Ensuring competitive neutrality would also boost China's own economic prospects by making the country more attractive to overseas capital and helping it tackle some of its most entrenched and costly economic distortions, from the preferential financing of inefficient state businesses to wasteful and distortive industrial policies.

Establishing a fairer and more efficient competitive environment at home would spur China's potential growth, much to Beijing's own advantage.

But whenever he has been faced with decisive reform opportunities in his six-year reign, Xi and his team have opted for stability, risk-averse strategies and often doubled down on a state-led approach.

What is more, some of the economic policy features the West criticizes the most, including promoting state-owned enterprises, or SOEs, as national champions, market closure of strategic sectors and industrial subsidies, are still seen in Beijing as a recipe for success for China's techno-nationalist industrial policy approach.

Beijing has a small window of opportunity to prove doubters wrong -- but the EU needs to assemble policy options in case Beijing once again does not make good on its reform promises.
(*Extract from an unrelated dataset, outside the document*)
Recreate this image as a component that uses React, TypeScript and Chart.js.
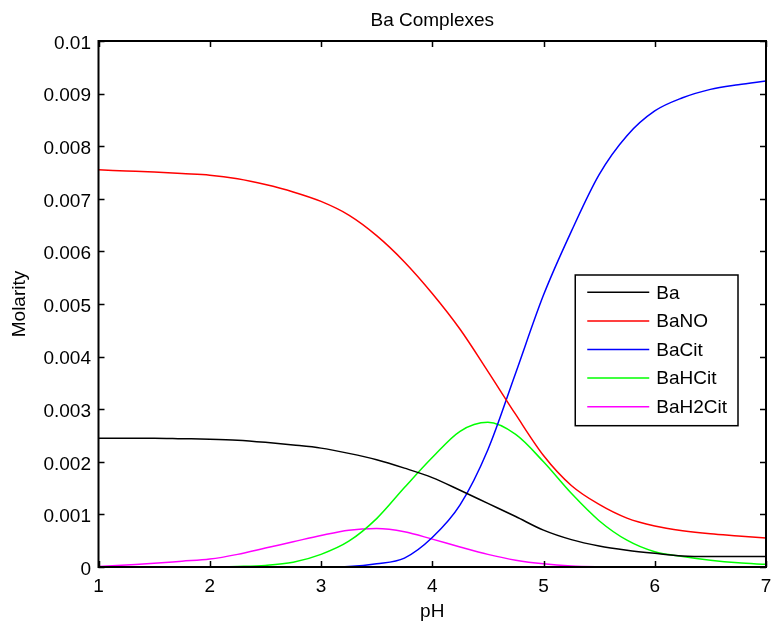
import React, { useEffect, useRef } from 'react';
import { Chart, registerables } from 'chart.js';

Chart.register(...registerables);

// ---- data ----
const pH = [1, 1.25, 1.5, 1.75, 2, 2.25, 2.5, 2.75, 3, 3.25, 3.5, 3.75, 4, 4.25, 4.5, 4.75, 5, 5.25, 5.5, 5.75, 6, 6.25, 6.5, 6.75, 7];

const ba = [0.00245, 0.00245, 0.00245, 0.00244, 0.00243, 0.00241, 0.00237, 0.00232, 0.00226, 0.00216, 0.00204, 0.00188, 0.0017, 0.00146, 0.00121, 0.00096, 0.0007, 0.00052, 0.0004, 0.00032, 0.00026, 0.00021, 0.0002, 0.0002, 0.0002];
const baNO = [0.00755, 0.00753, 0.00751, 0.00748, 0.00745, 0.00738, 0.00727, 0.00713, 0.00695, 0.00669, 0.0063, 0.0058, 0.0052, 0.00452, 0.00372, 0.0029, 0.00212, 0.00155, 0.00119, 0.00093, 0.00078, 0.00069, 0.00063, 0.00059, 0.00055];
const baCit = [0, 0, 0, 0, 0, 0, 0, 0, 0.000002, 0.00001, 0.00006, 0.00017, 0.00056, 0.00118, 0.00223, 0.00369, 0.00517, 0.00638, 0.00746, 0.0082, 0.00867, 0.00892, 0.00908, 0.00917, 0.00924];
const baHCit = [0, 0, 0, 0, 0, 0.00001, 0.00003, 0.00009, 0.00024, 0.00049, 0.00092, 0.00151, 0.00208, 0.00258, 0.00275, 0.00252, 0.002, 0.0014, 0.00088, 0.00051, 0.00029, 0.0002, 0.00013, 0.00008, 0.00005];
const baH2Cit = [0.00001, 0.00004, 0.00007, 0.00011, 0.00015, 0.00024, 0.00036, 0.00048, 0.0006, 0.0007, 0.00073, 0.00067, 0.00053, 0.00038, 0.00024, 0.00013, 0.00006, 0.00002, 0.000005, 0, 0, 0, 0, 0, 0];

const seriesNames = ['Ba', 'BaNO', 'BaCit', 'BaHCit', 'BaH2Cit'];
const seriesValues = [ba, baNO, baCit, baHCit, baH2Cit];
const seriesColors = ['#000000', '#ff0000', '#0000ff', '#00ff00', '#ff00ff'];

const xTickLabels = ['1', '2', '3', '4', '5', '6', '7'];
const yTickLabels = ['0', '0.001', '0.002', '0.003', '0.004', '0.005', '0.006', '0.007', '0.008', '0.009', '0.01'];

const chartTitle = 'Ba Complexes';
const xTitle = 'pH';
const yTitle = 'Molarity';

// ---- style ----
const FAMILY = '"Liberation Sans", Arial, Helvetica, sans-serif';
const FSIZE = 19;
const FONT = `${FSIZE}px ${FAMILY}`;

const framePlugin = {
  id: 'matlabFrame',
  afterDraw(chart: any) {
    const { ctx, chartArea: a, scales } = chart;
    ctx.save();
    ctx.strokeStyle = '#000';
    ctx.lineWidth = 1.5;
    const tl = 6;
    ctx.beginPath();
    scales.x.ticks.forEach((t: any) => {
      const px = Math.round(scales.x.getPixelForValue(t.value)) + 0.5;
      ctx.moveTo(px, a.bottom);
      ctx.lineTo(px, a.bottom - tl);
      ctx.moveTo(px, a.top);
      ctx.lineTo(px, a.top + tl);
    });
    scales.y.ticks.forEach((t: any) => {
      const py = Math.round(scales.y.getPixelForValue(t.value)) + 0.5;
      ctx.moveTo(a.left, py);
      ctx.lineTo(a.left + tl, py);
      ctx.moveTo(a.right, py);
      ctx.lineTo(a.right - tl, py);
    });
    ctx.stroke();
    ctx.lineWidth = 2;
    ctx.strokeRect(a.left, a.top, a.right - a.left, a.bottom - a.top);

    // title
    ctx.fillStyle = '#000';
    ctx.font = FONT;
    ctx.textAlign = 'center';
    ctx.textBaseline = 'alphabetic';
    ctx.fillText(chartTitle, (a.left + a.right) / 2, 26);

    // legend
    const boxRight = a.right - 28;
    const boxTop = a.top + 234;
    let maxW = 0;
    seriesNames.forEach((n) => { maxW = Math.max(maxW, ctx.measureText(n).width); });
    const lineLen = 62;
    const padL = 12;
    const gap = 7;
    const padR = 11;
    const boxW = padL + lineLen + gap + maxW + padR;
    const boxLeft = boxRight - boxW;
    const rowH = 28.6;
    const firstRow = 17.3;
    const boxH = firstRow + rowH * (seriesNames.length - 1) + 19;
    ctx.fillStyle = '#fff';
    ctx.fillRect(boxLeft, boxTop, boxW, boxH);
    ctx.lineWidth = 1.5;
    ctx.strokeStyle = '#000';
    ctx.strokeRect(boxLeft, boxTop, boxW, boxH);
    ctx.textAlign = 'left';
    ctx.textBaseline = 'middle';
    seriesNames.forEach((n, i) => {
      const y = boxTop + firstRow + rowH * i;
      ctx.strokeStyle = seriesColors[i];
      ctx.lineWidth = 1.5;
      ctx.beginPath();
      ctx.moveTo(boxLeft + padL, y);
      ctx.lineTo(boxLeft + padL + lineLen, y);
      ctx.stroke();
      ctx.fillStyle = '#000';
      ctx.fillText(n, boxLeft + padL + lineLen + gap, y + 1);
    });
    ctx.restore();
  },
};

export default function App() {
  const ref = useRef<HTMLCanvasElement | null>(null);

  useEffect(() => {
    document.body.style.margin = '0';
    const canvas = ref.current;
    if (!canvas) return;
    const chart = new Chart(canvas, {
      type: 'line',
      data: {
        datasets: seriesNames.map((name, i) => ({
          label: name,
          data: pH.map((x, j) => ({ x, y: seriesValues[i][j] })),
          borderColor: seriesColors[i],
          backgroundColor: seriesColors[i],
          borderWidth: 1.5,
          pointRadius: 0,
          fill: false,
          cubicInterpolationMode: 'monotone' as const,
        })),
      },
      options: {
        animation: false,
        responsive: false,
        devicePixelRatio: 1,
        layout: { padding: { top: 41, right: 8, bottom: 0, left: 0 } },
        plugins: {
          legend: { display: false },
          tooltip: { enabled: false },
          title: { display: false },
        },
        scales: {
          x: {
            type: 'linear',
            min: 1,
            max: 7,
            afterFit: (s: any) => {
              s.height = 54;
              s.paddingLeft = 0;
              s.paddingRight = 0;
            },
            grid: { display: false, drawTicks: false },
            border: { display: false },
            ticks: {
              stepSize: 1,
              autoSkip: false,
              maxRotation: 0,
              padding: 8,
              color: '#000',
              font: { family: FAMILY, size: FSIZE },
              callback: (_v: any, i: number) => xTickLabels[i],
            },
            title: {
              display: true,
              text: xTitle,
              color: '#000',
              font: { family: FAMILY, size: FSIZE, lineHeight: 1 },
              padding: { top: 0, bottom: 0 },
            },
          },
          y: {
            type: 'linear',
            min: 0,
            max: 0.01,
            afterFit: (s: any) => {
              s.width = 98.5;
              s.paddingTop = 0;
              s.paddingBottom = 0;
            },
            grid: { display: false, drawTicks: false },
            border: { display: false },
            ticks: {
              stepSize: 0.001,
              autoSkip: false,
              padding: 7.5,
              labelOffset: 2.5,
              color: '#000',
              font: { family: FAMILY, size: FSIZE },
              callback: (_v: any, i: number) => yTickLabels[i],
            },
            title: {
              display: true,
              text: yTitle,
              color: '#000',
              font: { family: FAMILY, size: FSIZE, lineHeight: 1 },
              padding: { top: 10.5, bottom: 0 },
            },
          },
        },
      },
      plugins: [framePlugin],
    });
    return () => chart.destroy();
  }, []);

  return <canvas ref={ref} width={774} height={621} style={{ display: 'block' }} />;
}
In a recent report, supported and published by the independent Bertelsmann Stiftung foundation, we took stock of concrete policy measures available to European stakeholders to tackle continued if not expanding China-induced economic distortions.

Options include reforms of the EU's competition regime which might allow for greater market concentration at home to face China's globally expanding SOEs. Restricting access to European procurement markets is also on the table, with a view to creating leverage for greater market opening in China.

More modest approaches would seek to further beef up existing trade defense instruments while proponents of a more ambitious approach suggest an expansive external application of European state aid policies.

Some of these tools could be deployed at the EU level; others will necessitate a multilateral approach, alongside like-minded partners. Each of them involves important trade-offs and possibly economic and political costs in our relations with China while affecting partnerships with our closest allies.

A piecemeal approach will not be enough

EU leaders will need to weigh these factors carefully in prioritizing their next move in terms of China policy. But whichever option they chose, they will need keep three key considerations in mind.

First, a piecemeal approach will not be enough. To confront a systemic China problem, the EU will have to pursue a much more integrated approach across policy fields.

Second, the EU will need to avoid nonmarket practices it objects to abroad and stay true to its core market-based principles. Europe's response needs to be a positive agenda for member states and EU institutions to enable a thriving market environment that fosters innovation and growth.

Third, EU efforts in tackling China-related distortions will benefit from a much higher degree of coordination with partners including Japan, Australia and Canada. OECD economies will struggle to compete with China's adaptive state capitalism if they do not have domestic and international rules in place to more forcefully tackle the market-distorting behaviors of SOEs, state-guidance funds and other forms of state intervention.

To get there, the EU will first have to get some basic homework done. It urgently needs reliable mechanisms for coordinating China policy approaches across fields and between EU institutions and member states. It also needs much greater institutional capacity to monitor and analyze China's reform progress, delays or regress, and the implications for Europe.

Only with such mechanisms and capacities in place will the EU be able to convince relevant stakeholders and to develop targeted responses adjusted to the emerging realities of China's changing path of reform. The key challenge will be to hold the EU together in pursuing a more assertive agenda if China's leaders see competitive neutrality only as fine words, not firm policy.